To illustrate the difference, picture yourself outdoors on a moonless night with nothing but a GPS altimeter. Your goal is to find whether any point in a fenced field that is at an elevation higher than a thousand meters. You can’t see more than a step in any direction.

Rolling hills

An engineering solution is to walk upslope to the top of whatever hill you're on. You can also wander around the field at random in hopes of discovering other hills that you can summit.

If you’ve looked around for a while and all you've found are gently rolling hills a few meters high, then you can reasonably conclude that the terrain probably stays under a thousand meters. But this isn’t good enough for a mathematician. Until you check every spot on the field, you don't know if there’s a narrow tower somewhere jutting up into the sky. A good mathematical solution would also be able to bound how long it will take to repeat this in a new field.

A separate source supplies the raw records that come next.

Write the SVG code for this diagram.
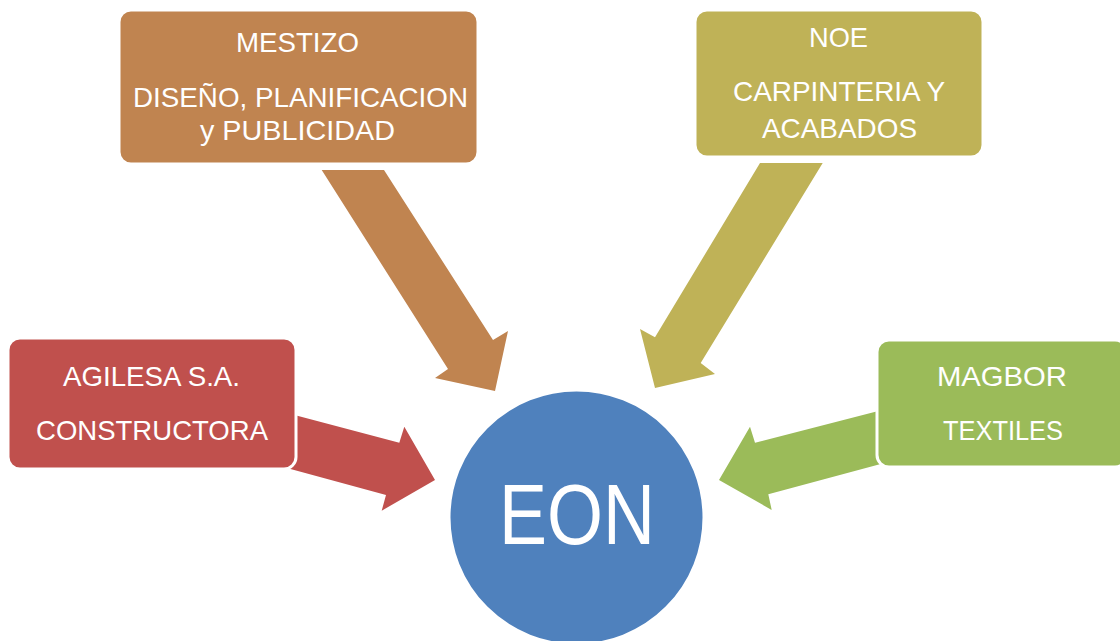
<svg xmlns="http://www.w3.org/2000/svg" width="1120" height="641" viewBox="0 0 1120 641">
<style>
.box{stroke:#ffffff;stroke-width:3}
.t{font-family:"Liberation Sans",Arial,sans-serif;font-size:28px;fill:#ffffff;text-anchor:middle}
.big{font-family:"Liberation Sans",Arial,sans-serif;font-size:85px;fill:#ffffff;text-anchor:middle}
</style>
<rect width="1120" height="641" fill="#ffffff"/>
<g id="connectors">
<polygon points="321.7,170 384,170 493,340 508,331 495,391 435,378 448,369" fill="#C08450"/>
<polygon points="760,163 822.7,163 700.7,363 715,374 655,388 640,329 655,337.3" fill="#BFB257"/>
<polygon points="285,412.6 399.3,442.7 404.3,426.7 435,480 381.7,510.7 386,495 285,467.5" fill="#C0504D"/>
<polygon points="890,408 755,442.7 750,426.7 719,480 771.7,510 768.3,494.3 890,461.5" fill="#9BBB59"/>
</g>
<g id="mestizo">
<rect class="box" x="119" y="10" width="359" height="154" rx="12" fill="#C08450"/>
<text class="t" x="297.5" y="52" textLength="123" lengthAdjust="spacingAndGlyphs">MESTIZO</text>
<text class="t" x="300.5" y="107" textLength="335" lengthAdjust="spacingAndGlyphs">DISEÑO, PLANIFICACION</text>
<text class="t" x="297.5" y="140" textLength="195" lengthAdjust="spacingAndGlyphs">y PUBLICIDAD</text>
</g>
<g id="noe">
<rect class="box" x="695" y="10" width="288" height="147" rx="12" fill="#BFB257"/>
<text class="t" x="838.5" y="47" textLength="59" lengthAdjust="spacingAndGlyphs">NOE</text>
<text class="t" x="839" y="101" textLength="212" lengthAdjust="spacingAndGlyphs">CARPINTERIA Y</text>
<text class="t" x="839.5" y="138" textLength="155" lengthAdjust="spacingAndGlyphs">ACABADOS</text>
</g>
<g id="agilesa">
<rect class="box" x="8" y="338" width="288" height="131" rx="12" fill="#C0504D"/>
<text class="t" x="151.5" y="386" textLength="177" lengthAdjust="spacingAndGlyphs">AGILESA S.A.</text>
<text class="t" x="152" y="440" textLength="232" lengthAdjust="spacingAndGlyphs">CONSTRUCTORA</text>
</g>
<g id="magbor">
<rect class="box" x="877" y="340" width="250" height="127" rx="12" fill="#9BBB59"/>
<text class="t" x="1002" y="386" textLength="130" lengthAdjust="spacingAndGlyphs">MAGBOR</text>
<text class="t" x="1003" y="440" textLength="120" lengthAdjust="spacingAndGlyphs">TEXTILES</text>
</g>
<g id="eon">
<circle cx="576.5" cy="517.5" r="127" fill="#4F81BD" stroke="#ffffff" stroke-width="2"/>
<text class="big" x="577" y="544" textLength="156" lengthAdjust="spacingAndGlyphs">EON</text>
</g>
</svg>
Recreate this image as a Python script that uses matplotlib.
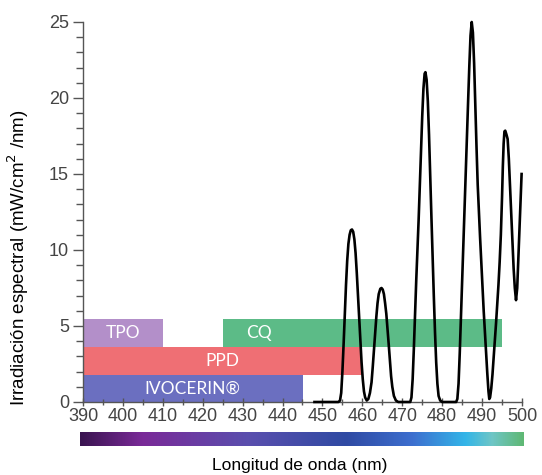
import numpy as np
import matplotlib
matplotlib.use("Agg")
import matplotlib.pyplot as plt
from matplotlib.colors import LinearSegmentedColormap

# spectrum (nm, mW/cm2/nm)
wl = [448.0, 454.0, 454.4, 454.7, 455.0, 455.3, 455.6, 455.9, 456.2, 456.5, 456.8, 457.1, 457.4,
      457.7, 458.0, 458.3, 458.6, 458.9, 459.2, 459.5, 459.8, 460.1, 460.4, 460.7, 461.1,
      461.5, 461.9, 462.3, 462.6, 462.9, 463.2, 463.5, 463.8, 464.1, 464.5, 464.8, 465.1, 465.4,
      465.7, 466.0, 466.3, 466.6, 466.9, 467.2, 467.5, 467.9, 468.4, 469.0, 472.0,
      472.3, 472.6, 472.9, 473.2, 473.5, 473.8, 474.1, 474.4, 474.7, 475.0, 475.3, 475.6, 475.8,
      476.1, 476.4, 476.7, 477.0, 477.3, 477.6, 477.9, 478.2, 478.5, 478.8, 479.1, 479.5, 480.0,
      483.5, 483.8, 484.1, 484.4, 484.7, 485.0, 485.3, 485.6, 485.9, 486.2, 486.5, 486.8, 487.1,
      487.4, 487.7, 488.0, 488.3, 488.6, 488.9, 489.2, 489.5, 489.8, 490.1, 490.4, 490.7, 491.0,
      491.3, 491.6, 491.8, 492.0,
      492.3, 492.6, 492.9, 493.2, 493.5, 493.8, 494.1, 494.4, 494.7, 495.0, 495.2, 495.4, 495.6,
      495.8, 496.1, 496.4, 496.7, 497.0, 497.3, 497.6, 497.9, 498.2, 498.5, 498.8, 499.1, 499.4,
      499.7, 499.9]
irr = [0.0, 0.0, 0.1, 0.6, 2.0, 3.8, 5.8, 7.7, 9.3, 10.4, 11.0, 11.3, 11.35,
       11.2, 10.7, 9.8, 8.5, 7.0, 5.5, 4.0, 2.6, 1.5, 0.7, 0.3, 0.1,
       0.2, 0.6, 1.3, 2.3, 3.4, 4.6, 5.6, 6.5, 7.1, 7.45, 7.5, 7.4, 7.1,
       6.5, 5.8, 4.8, 3.8, 2.7, 1.7, 1.0, 0.4, 0.1, 0.0, 0.0,
       0.3, 1.5, 3.5, 5.8, 8.0, 10.0, 12.0, 14.3, 16.6, 18.8, 20.6, 21.6, 21.7,
       21.2, 19.8, 17.6, 15.0, 12.2, 9.5, 7.0, 4.6, 2.6, 1.2, 0.4, 0.1, 0.0,
       0.0, 0.2, 1.2, 3.2, 5.6, 8.0, 10.3, 12.6, 15.0, 17.4, 19.8, 22.1, 24.1,
       25.0, 24.3, 22.3, 19.5, 16.8, 14.3, 12.5, 10.8, 9.2, 7.5, 6.0, 4.6, 3.2,
       1.9, 0.7, 0.2, 0.3,
       0.9, 1.8, 2.9, 4.0, 5.2, 6.4, 7.7, 9.2, 11.0, 13.5, 15.5, 17.0, 17.8,
       17.85, 17.6, 17.3, 16.0, 14.2, 12.3, 10.5, 8.8, 7.5, 6.7, 7.5, 9.5, 11.5,
       13.5, 15.0]

# absorption ranges of the photoinitiators
names = ["IVOCERIN®", "PPD", "TPO", "CQ"]
starts = [390, 390, 390, 425]
ends = [445, 460, 410, 495]
lows = [0.0, 1.75, 3.6, 3.6]
highs = [1.75, 3.6, 5.45, 5.45]
label_x = [417.5, 425, 400, 434]
colors = ["#6b6fc0", "#ef6f74", "#b38fc9", "#5cbb87"]

# gradient under the axis
grad_pos = [0.0, 0.14, 0.38, 0.6, 0.75, 0.87, 0.93, 1.0]
grad_col = ["#3a1450", "#7a2a98", "#5a4fae", "#2f4aa3", "#3d6fcf", "#33b5e8", "#6ec6c6", "#5fb874"]

fig = plt.figure(figsize=(5.42, 4.75), dpi=100)
ax = fig.add_axes([83/542, 73/475, 439/542, 380/475])

for n, s, e, lo, hi, lx, c in zip(names, starts, ends, lows, highs, label_x, colors):
    ax.bar(s, hi - lo, width=e - s, bottom=lo, align='edge', color=c, edgecolor='none', zorder=1)
    ax.text(lx, (lo + hi) / 2, n, color='white', ha='center', va='center',
            fontsize=12.5, family='Lato', zorder=2)

ax.plot(wl, irr, color='black', lw=1.9, zorder=3, clip_on=False, solid_joinstyle='round')

ax.set_xlim(390, 500)
ax.set_ylim(0, 25)
ax.set_xticks(np.arange(390, 501, 10))
ax.set_xticks(np.arange(395, 500, 10), minor=True)
ax.set_yticks(np.arange(0, 26, 5))
ax.set_yticks(np.arange(0, 26, 1), minor=True)
for sp in ['top', 'right']:
    ax.spines[sp].set_visible(False)
for sp in ['left', 'bottom']:
    ax.spines[sp].set_color('#555555')
    ax.spines[sp].set_linewidth(1.0)
ax.tick_params(axis='x', which='major', direction='inout', length=6, width=1, color='#555555',
               labelsize=13, labelcolor='#444444', pad=1)
ax.tick_params(axis='x', which='minor', direction='inout', length=5, width=1, color='#555555')
ax.tick_params(axis='y', which='major', direction='out', length=7, width=1, color='#555555',
               labelsize=13, labelcolor='#444444', pad=3)
ax.tick_params(axis='y', which='minor', direction='out', length=5, width=1, color='#555555')
for lab in ax.get_xticklabels() + ax.get_yticklabels():
    lab.set_family('Liberation Sans')

ax.set_ylabel('Irradiación espectral (mW/cm$^2$ /nm)', fontsize=13.5, family='Liberation Sans')
ax.yaxis.set_label_coords(-0.118, 0.38)

cmap = LinearSegmentedColormap.from_list('wl', list(zip(grad_pos, grad_col)))
cax = fig.add_axes([80/542, 29/475, 444/542, 14/475])
cax.imshow(np.linspace(0, 1, 256)[None, :], aspect='auto', cmap=cmap)
cax.axis('off')

fig.text(300/542, 2/475, 'Longitud de onda (nm)', ha='center', va='bottom', fontsize=12.5,
         family='Liberation Sans')

fig.savefig('out.png', dpi=100)
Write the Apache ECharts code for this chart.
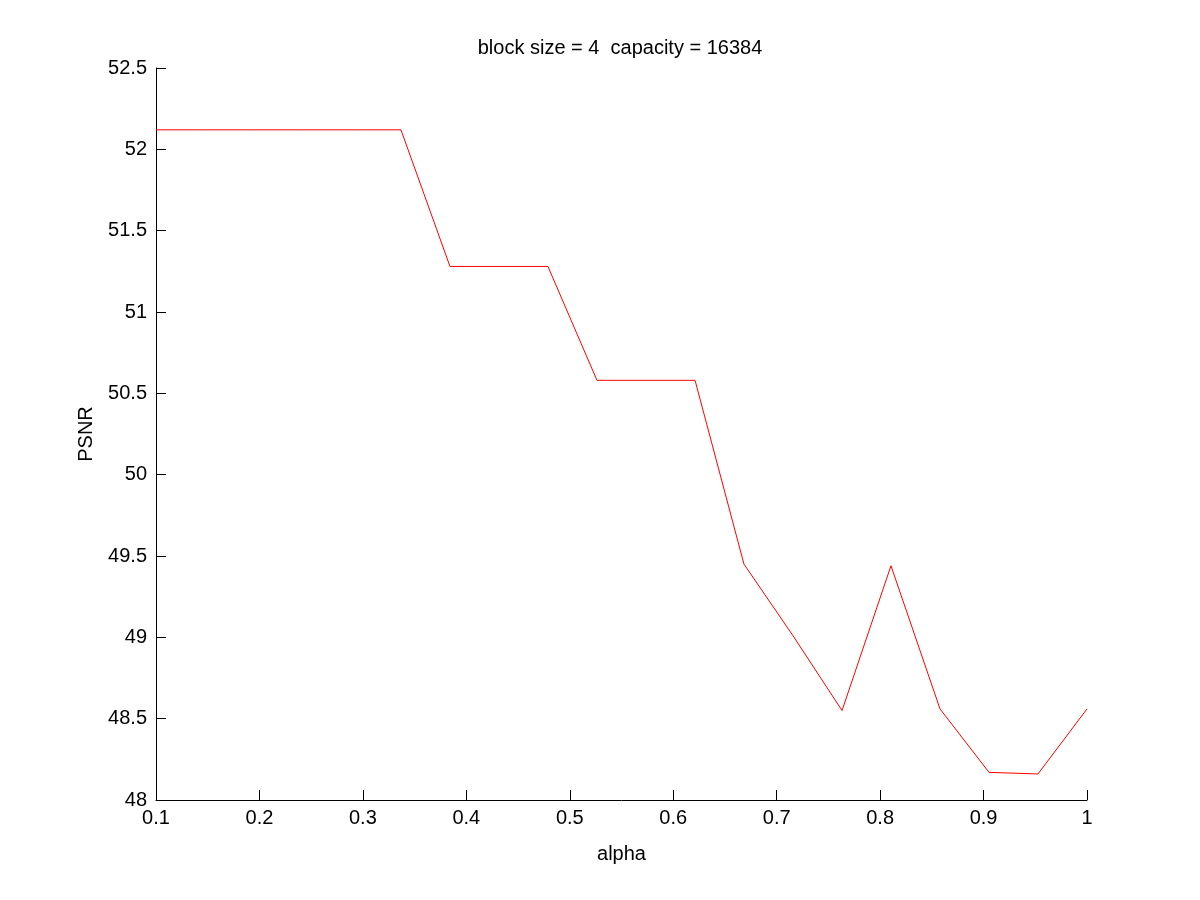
<!DOCTYPE html>
<html>
<head>
<meta charset="utf-8">
<script src="https://cdn.jsdelivr.net/npm/echarts@6/dist/echarts.min.js"></script>
<style>
  html, body { margin: 0; padding: 0; background: #fff; }
  #main { width: 1200px; height: 900px; }
</style>
</head>
<body>
<div id="main"></div>
<script>
// alpha 取值 (0.1 .. 1, 20 个点)
var alpha = [0.1, 0.1474, 0.1947, 0.2421, 0.2895, 0.3368, 0.3842, 0.4316, 0.4789, 0.5263,
             0.5737, 0.6211, 0.6684, 0.7158, 0.7632, 0.8105, 0.8579, 0.9053, 0.9526, 1.0];
// 对应的 PSNR
var psnr = [52.12, 52.12, 52.12, 52.12, 52.12, 52.12, 51.28, 51.28, 51.28, 50.58,
            50.58, 50.58, 49.45, 49.01, 48.55, 49.44, 48.56, 48.17, 48.16, 48.56];

var chartTitle = 'block size = 4  capacity = 16384';
var xName = 'alpha';
var yName = 'PSNR';

var points = alpha.map(function (a, i) { return [a, psnr[i]]; });

var myChart = echarts.init(document.getElementById('main'));

var font = 'Liberation Sans, Arial, Helvetica, sans-serif';

var option = {
  animation: false,
  backgroundColor: '#fff',
  title: {
    text: chartTitle,
    left: 615,
    top: 33,
    textAlign: 'center',
    textStyle: { fontFamily: font, fontSize: 20, fontWeight: 'normal', color: '#000' }
  },
  grid: {
    left: 156,
    right: 113,
    top: 68,
    bottom: 100
  },
  xAxis: {
    type: 'value',
    min: 0.1,
    max: 1,
    interval: 0.1,
    name: xName,
    nameLocation: 'middle',
    nameGap: 44,
    nameTextStyle: { fontFamily: font, fontSize: 20, color: '#000' },
    axisLine: { show: true, lineStyle: { color: '#000', width: 1 } },
    axisTick: { show: true, inside: true, length: 10, lineStyle: { color: '#000' } },
    axisLabel: { fontFamily: font, fontSize: 20, color: '#000', margin: 8 },
    splitLine: { show: false }
  },
  yAxis: {
    type: 'value',
    min: 48,
    max: 52.5,
    interval: 0.5,
    name: yName,
    nameLocation: 'middle',
    nameGap: 60,
    nameTextStyle: { fontFamily: font, fontSize: 20, color: '#000' },
    axisLine: { show: true, lineStyle: { color: '#000', width: 1 } },
    axisTick: { show: true, inside: true, length: 10, lineStyle: { color: '#000' } },
    axisLabel: { fontFamily: font, fontSize: 20, color: '#000', margin: 9 },
    splitLine: { show: false }
  },
  series: [
    {
      type: 'line',
      data: points,
      showSymbol: false,
      symbol: 'none',
      lineStyle: { color: '#ff0000', width: 1 }
    }
  ]
};

myChart.setOption(option);
</script>
</body>
</html>
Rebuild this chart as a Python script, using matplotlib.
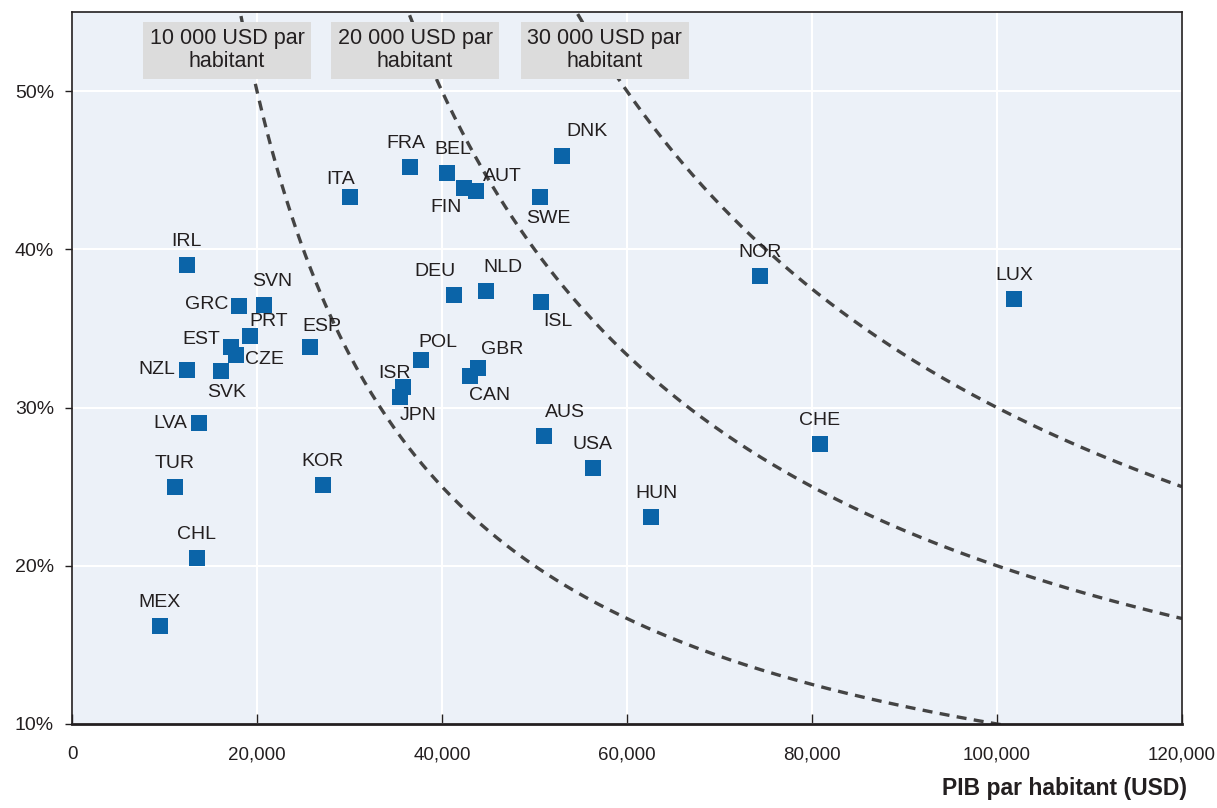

A problem can be solved in one sense, but not the other. The decision version of the Traveling Salesman problem (the poster child for NP-Complete problems) doesn’t have a mathematically provable solution, but there are tricks for finding engineering approximations quickly. On the other hand, the solution to nothing less than intelligence itself has been proven (under some assumptions), however we are still very far from an engineering implementation.

*There is precedent for engineering solutions paving the way for the math. PD-control of manufacturing robots had been implemented in production lines long before it was proved to be stable. Its practical success motivated mathematical work on the problem and inspired key insights. In this way, machine learning may yet be able to help make progress on mathematically solving NP Complete problems.

Thanks for the question Hitesh!